Holidays see House head home, vacancies narrow House margins, tax talk starts

With the approach of Easter and Passover the House will not have votes for the next three weeks but will have committee hearings. The Congressional leadership and White House are in talks to develop the next round of legislation. The legislative strategy for Democrats is complicated by the narrow House majority and the 50/50 tie in the Senate.

Infrastructure has been the most widely discussed next step for the White House and Congress; and there is already talk as to whether or not it can be jammed through under Budget Reconciliation or if a bipartisan consensus can be reached. In my view the decision by the House Republican Caucus to join Democrats and to renew budget earmarks may be a sign that a bipartisan infrastructure bill may be possible. Earmarks give members a direct link to the spending decisions. In fact, in earlier days the rule was if a Member opposed the overall bill they couldn’t get their earmarks into the legislation. It was a great tool for Leadership to build support for the underlying legislation.

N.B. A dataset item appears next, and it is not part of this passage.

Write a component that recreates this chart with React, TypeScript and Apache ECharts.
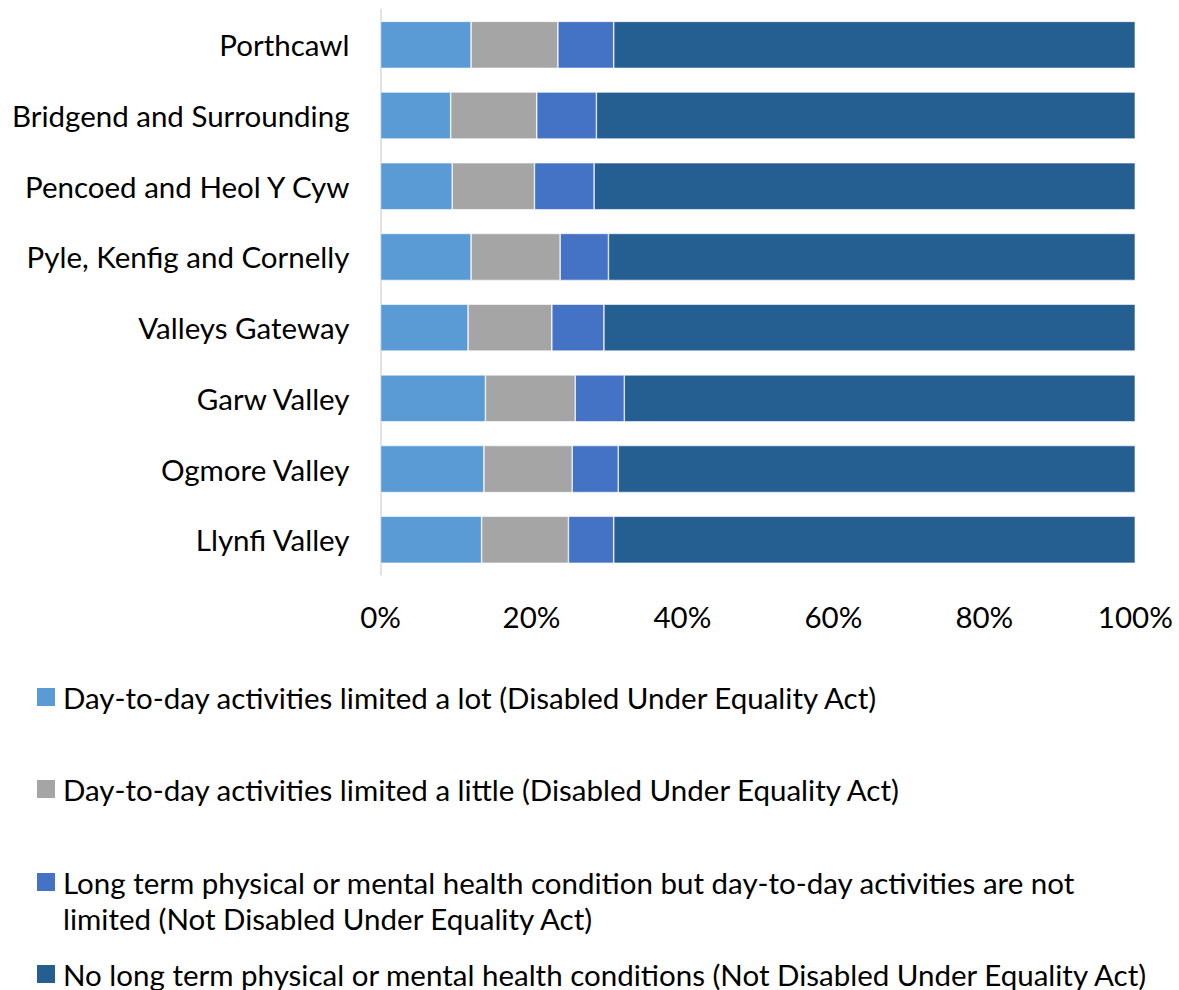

There have been some early discussions about whether or not an infrastructure bill would need to be fully funded, and if so what the funding sources would be. The gas tax hasn’t been raised since 2009, but it is viewed as a very regressive tax, with newer cars having better gas mileage it is a tax that Congress may turn to. Just as the massive COVID bills, both Biden and Trump, were not paid for it is possible that the strategy may be to pass infrastructure without funding the projects.

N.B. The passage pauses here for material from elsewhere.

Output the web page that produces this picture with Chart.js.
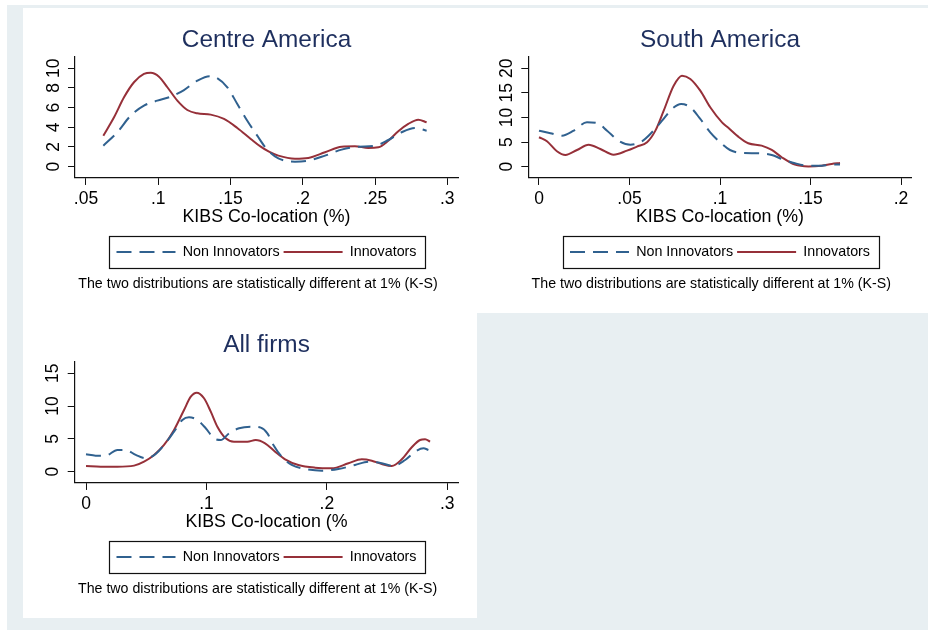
<!DOCTYPE html>
<html>
<head>
<meta charset="utf-8">
<script src="https://cdn.jsdelivr.net/npm/chart.js@4.4.1/dist/chart.umd.min.js"></script>
<style>
  html, body { margin: 0; padding: 0; width: 928px; height: 630px; overflow: hidden; background: #ffffff; }
  #frame { position: absolute; left: 7px; top: 5px; width: 921px; height: 625px; background: #e8eff2; }
  .panel { position: absolute; background: #ffffff; }
  canvas { position: absolute; }
</style>
</head>
<body>
<div id="frame"></div>
<div class="panel" style="left:23px; top:8px; width:454px; height:610px;"></div>
<div class="panel" style="left:477px; top:8px; width:451px; height:305px;"></div>
<canvas id="centre" width="454" height="305" style="left:23px; top:8px;"></canvas>
<canvas id="south" width="451" height="305" style="left:477px; top:8px;"></canvas>
<canvas id="all" width="454" height="305" style="left:23px; top:313px;"></canvas>
<script>
// ---- Kernel density estimates of KIBS co-location, by innovation status ----

// Centre America
const caInnX = [0.062, 0.0694, 0.0763, 0.0832, 0.0901, 0.0948, 0.1005, 0.1063, 0.1132, 0.1201, 0.127, 0.1363, 0.1455, 0.1547, 0.164, 0.1709, 0.1766, 0.1831, 0.1946, 0.2038, 0.2154, 0.2269, 0.2361, 0.2453, 0.2523, 0.2592, 0.2661, 0.273, 0.2799, 0.2857];
const caInn  = [3.15, 5.02, 7.05, 8.58, 9.42, 9.55, 9.15, 8.07, 6.71, 5.76, 5.42, 5.29, 4.85, 3.93, 2.82, 2.03, 1.52, 1.12, 0.81, 0.88, 1.46, 2.03, 2.07, 1.90, 1.97, 2.64, 3.60, 4.34, 4.78, 4.51];
const caNonX = [0.062, 0.0717, 0.0809, 0.0901, 0.0993, 0.1086, 0.1178, 0.127, 0.1355, 0.1397, 0.1478, 0.1547, 0.1616, 0.1685, 0.175, 0.1831, 0.1946, 0.2038, 0.2154, 0.2269, 0.2384, 0.25, 0.2592, 0.2684, 0.2777, 0.2857];
const caNon  = [2.13, 3.50, 5.18, 6.20, 6.71, 7.11, 7.79, 8.74, 9.20, 9.09, 8.07, 6.37, 4.67, 3.15, 1.80, 0.85, 0.51, 0.61, 1.12, 1.73, 2.03, 2.13, 2.71, 3.50, 3.93, 3.66];
const caXTicks = ['.05', '.1', '.15', '.2', '.25', '.3'];
const caYTicks = ['0', '2', '4', '6', '8', '10'];

// South America
const saInnX = [0.0, 0.0044, 0.0099, 0.0146, 0.021, 0.0274, 0.0339, 0.0412, 0.0486, 0.0541, 0.0597, 0.0643, 0.0689, 0.0744, 0.079, 0.0836, 0.0891, 0.0946, 0.1011, 0.1046, 0.1101, 0.1156, 0.123, 0.1286, 0.1341, 0.1414, 0.1488, 0.1562, 0.1617, 0.1663];
const saInn  = [5.98, 5.16, 3.13, 2.38, 3.39, 4.47, 3.60, 2.44, 3.25, 4.07, 4.96, 7.32, 11.38, 16.46, 18.50, 17.83, 15.45, 12.07, 9.0, 7.9, 6.10, 4.76, 4.27, 3.39, 1.91, 0.41, 0.05, 0.20, 0.55, 0.75];
const saNonX = [0.0, 0.0063, 0.0127, 0.0192, 0.0265, 0.032, 0.0376, 0.044, 0.0505, 0.0569, 0.0624, 0.068, 0.0735, 0.0785, 0.0836, 0.0891, 0.0946, 0.1011, 0.1055, 0.112, 0.1212, 0.1286, 0.1341, 0.1414, 0.1488, 0.1562, 0.1617, 0.1663];
const saNon  = [7.32, 6.79, 6.30, 7.32, 9.02, 8.88, 7.32, 5.28, 4.47, 5.16, 6.99, 9.35, 11.73, 12.74, 12.07, 9.70, 6.99, 4.61, 3.39, 2.78, 2.72, 2.38, 1.56, 0.69, 0.20, 0.20, 0.41, 0.45];
const saXTicks = ['0', '.05', '.1', '.15', '.2'];
const saYTicks = ['0', '5', '10', '15', '20'];

// All firms
const afInnX = [0.0, 0.0122, 0.026, 0.0399, 0.0482, 0.0565, 0.0648, 0.0731, 0.0814, 0.087, 0.0919, 0.098, 0.1036, 0.1091, 0.116, 0.1229, 0.134, 0.1409, 0.1487, 0.157, 0.1653, 0.1763, 0.1902, 0.2041, 0.2179, 0.229, 0.2373, 0.2456, 0.2539, 0.2622, 0.2705, 0.2774, 0.2816, 0.2857];
const afInn  = [0.87, 0.76, 0.76, 0.92, 1.52, 2.55, 4.07, 6.36, 9.41, 11.43, 12.04, 11.19, 9.15, 6.86, 5.09, 4.57, 4.57, 4.83, 4.33, 3.05, 1.89, 1.02, 0.61, 0.52, 1.28, 1.89, 1.68, 1.17, 0.87, 1.89, 3.72, 4.83, 4.94, 4.57];
const afNonX = [0.0, 0.008, 0.0164, 0.026, 0.033, 0.0413, 0.0496, 0.0579, 0.0648, 0.0731, 0.08, 0.0855, 0.0924, 0.0994, 0.1063, 0.1119, 0.1188, 0.1271, 0.1368, 0.1451, 0.1506, 0.1556, 0.1625, 0.1708, 0.1819, 0.1958, 0.2096, 0.2234, 0.2345, 0.2456, 0.2552, 0.265, 0.2733, 0.2802, 0.2843];
const afNon  = [2.65, 2.44, 2.44, 3.31, 3.31, 2.55, 2.04, 2.70, 4.07, 6.10, 7.88, 8.29, 7.88, 6.62, 5.09, 4.83, 5.85, 6.62, 6.86, 6.71, 5.85, 4.07, 2.29, 1.02, 0.41, 0.15, 0.41, 1.02, 1.52, 1.28, 0.87, 1.78, 3.05, 3.57, 3.31];
const afXTicks = ['0', '.1', '.2', '.3'];
const afYTicks = ['0', '5', '10', '15'];

const seriesNames = ['Non Innovators', 'Innovators'];
const NOTE = 'The two distributions are statistically different at 1% (K-S)';

// ---- styling ----
const FONT = "'Liberation Sans', Arial, Helvetica, sans-serif";
const BLUE = '#30618f';
const RED = '#963039';
const NAVY = '#1e2f5e';
const AXIS = '#111111';

function points(xs, ys) {
  return xs.map((x, i) => ({ x: x, y: ys[i] }));
}

// Box around the legend entries
const legendFrame = {
  id: 'legendFrame',
  afterDraw(chart) {
    const hb = chart.legend && chart.legend.legendHitBoxes;
    if (!hb || !hb.length) return;
    const last = hb[hb.length - 1];
    const l = hb[0].left - 7.4;
    const r = last.left + last.width + 9;
    const cy = hb[0].top + hb[0].height / 2;
    const ctx = chart.ctx;
    ctx.save();
    ctx.strokeStyle = AXIS;
    ctx.lineWidth = 1.2;
    ctx.setLineDash([]);
    ctx.strokeRect(Math.round(l) + 0.5, Math.round(cy - 15.8) + 0.5, Math.round(r - l), Math.round(31.6));
    ctx.restore();
  }
};

// Nudge the note slightly right of the plot's left edge
const noteIndent = {
  id: 'noteIndent',
  afterLayout(chart) {
    for (const b of chart.boxes) {
      if (b.options && b.options.text === NOTE) { b.left += 3.3; b.right += 3.3; }
    }
  }
};

function densityPanel(id, p) {
  const xVals = p.xTicks.map(parseFloat);
  const yVals = p.yTicks.map(parseFloat);
  return new Chart(document.getElementById(id), {
    type: 'scatter',
    data: {
      datasets: [
        { label: seriesNames[0], data: points(p.nonX, p.non), showLine: true, borderColor: BLUE,
          borderWidth: 2, borderDash: [15, 8], pointRadius: 0, fill: false, cubicInterpolationMode: 'monotone' },
        { label: seriesNames[1], data: points(p.innX, p.inn), showLine: true, borderColor: RED,
          borderWidth: 2, pointRadius: 0, fill: false, cubicInterpolationMode: 'monotone' }
      ]
    },
    options: {
      responsive: false,
      animation: false,
      events: [],
      layout: { padding: { left: 0, right: p.padRight, top: 0, bottom: 20.2 } },
      scales: {
        x: {
          type: 'linear', min: p.xMin, max: p.xMax,
          afterBuildTicks: s => { s.ticks = xVals.map(v => ({ value: v })); },
          afterFit: s => { s.height = 63; },
          ticks: { autoSkip: false, padding: 3.5, color: '#000', maxRotation: 0,
                   font: { family: FONT, size: 17.5, lineHeight: 1.2 },
                   callback: (v, i) => p.xTicks[i] },
          grid: { display: true, drawOnChartArea: false, drawTicks: true, tickLength: 7, color: AXIS, lineWidth: 1 },
          border: { display: true, color: AXIS, width: 1.2 },
          title: { display: true, text: p.xTitle, color: '#000',
                   font: { family: FONT, size: 17.8, lineHeight: 1.2 }, padding: { top: 0, bottom: 13.6 } }
        },
        y: {
          type: 'linear', min: p.yMin, max: p.yMax,
          afterBuildTicks: s => { s.ticks = yVals.map(v => ({ value: v })); },
          afterFit: s => { s.width = p.axisLeft; },
          ticks: { autoSkip: false, padding: 4.3, color: '#000', minRotation: 90, maxRotation: 90,
                   crossAlign: 'center', font: { family: FONT, size: 17.5, lineHeight: 1.2 },
                   callback: (v, i) => p.yTicks[i] },
          grid: { display: true, drawOnChartArea: false, drawTicks: true, tickLength: 7, color: AXIS, lineWidth: 1 },
          border: { display: true, color: AXIS, width: 1.2 }
        }
      },
      plugins: {
        tooltip: { enabled: false },
        title: { display: true, text: p.title, position: 'top', fullSize: false, color: NAVY,
                 font: { family: FONT, size: 24.4, weight: 'normal', lineHeight: 1.2 },
                 padding: { top: 17.4, bottom: 2.3 } },
        legend: {
          display: true, position: 'bottom', fullSize: false, align: 'center',
          labels: {
            usePointStyle: true, pointStyleWidth: 59, boxHeight: 14.3, padding: 4, color: '#000',
            font: { family: FONT, size: 14.3, lineHeight: 1.2 },
            generateLabels: chart => chart.data.datasets.map((ds, i) => ({
              text: ds.label, fillStyle: 'rgba(0,0,0,0)', strokeStyle: ds.borderColor,
              lineWidth: ds.borderWidth, lineDash: ds.borderDash || [], lineCap: 'butt',
              pointStyle: 'line', hidden: false, datasetIndex: i, fontColor: '#000'
            }))
          }
        },
        subtitle: { display: true, text: NOTE, position: 'bottom', align: 'start', fullSize: false, color: '#000',
                    font: { family: FONT, size: 14.2, weight: 'normal', lineHeight: 1.2 },
                    padding: { top: 6.5, bottom: 0 } }
      }
    },
    plugins: [legendFrame, noteIndent]
  });
}

densityPanel('centre', {
  title: 'Centre America', xTitle: 'KIBS Co-location (%)',
  innX: caInnX, inn: caInn, nonX: caNonX, non: caNon,
  xTicks: caXTicks, yTicks: caYTicks,
  xMin: 0.04239, xMax: 0.3074, yMin: -1.148, yMax: 11.148,
  axisLeft: 52, padRight: 19
});

densityPanel('south', {
  title: 'South America', xTitle: 'KIBS Co-location (%)',
  innX: saInnX, inn: saInn, nonX: saNonX, non: saNon,
  xTicks: saXTicks, yTicks: saYTicks,
  xMin: -0.00591, xMax: 0.20591, yMin: -2.297, yMax: 22.297,
  axisLeft: 51.3, padRight: 16.3
});

densityPanel('all', {
  title: 'All firms', xTitle: 'KIBS Co-location (%',
  innX: afInnX, inn: afInn, nonX: afNonX, non: afNon,
  xTicks: afXTicks, yTicks: afYTicks,
  xMin: -0.00939, xMax: 0.30914, yMin: -1.72, yMax: 16.72,
  axisLeft: 51.7, padRight: 18.7
});
</script>
</body>
</html>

Tax policy, both increases under Obama and Clinton and cuts under Trump and Bush, have been passed under Budget Reconciliation and there is some pressure from progressive Democrats to increase taxes on the wealthy and corporations. Talks on tax policy are in the very early stages; but with the 50/50 Senate, and several Senate Democrats in tough 2022 races it is my view that while an increase in the corporate tax rate is possible, increases in personal tax rates will be tough to pass. There are a handful of moderate Democrats in addition to Manchin and Sinema, there were eight Democratic Senators who voted against the effort of Senator Sanders to insert the minimum wage increase in the COVID Relief Reconciliation package. One of these eight is up for re-election in 2022 and is one of several Democratic Senators who would be questionable on votes to increase personal tax rates or capital gains; though an increase of the corporate tax rate is very much on the table.

Another issue that Democrats have to worry about is their narrow majority in the House, with five current vacancies the lineup is 219 Ds to 211 Rs. The three D vacancies were caused by appointments to the Biden Administration and the two R vacancies by death of Members due to complications from COVID. The first specials elections to fill the vacancies will be this weekend in Louisiana where a candidate must get 50% of the vote to avoid a runoff. Two of the five vacancies are in Louisiana – one from each Party.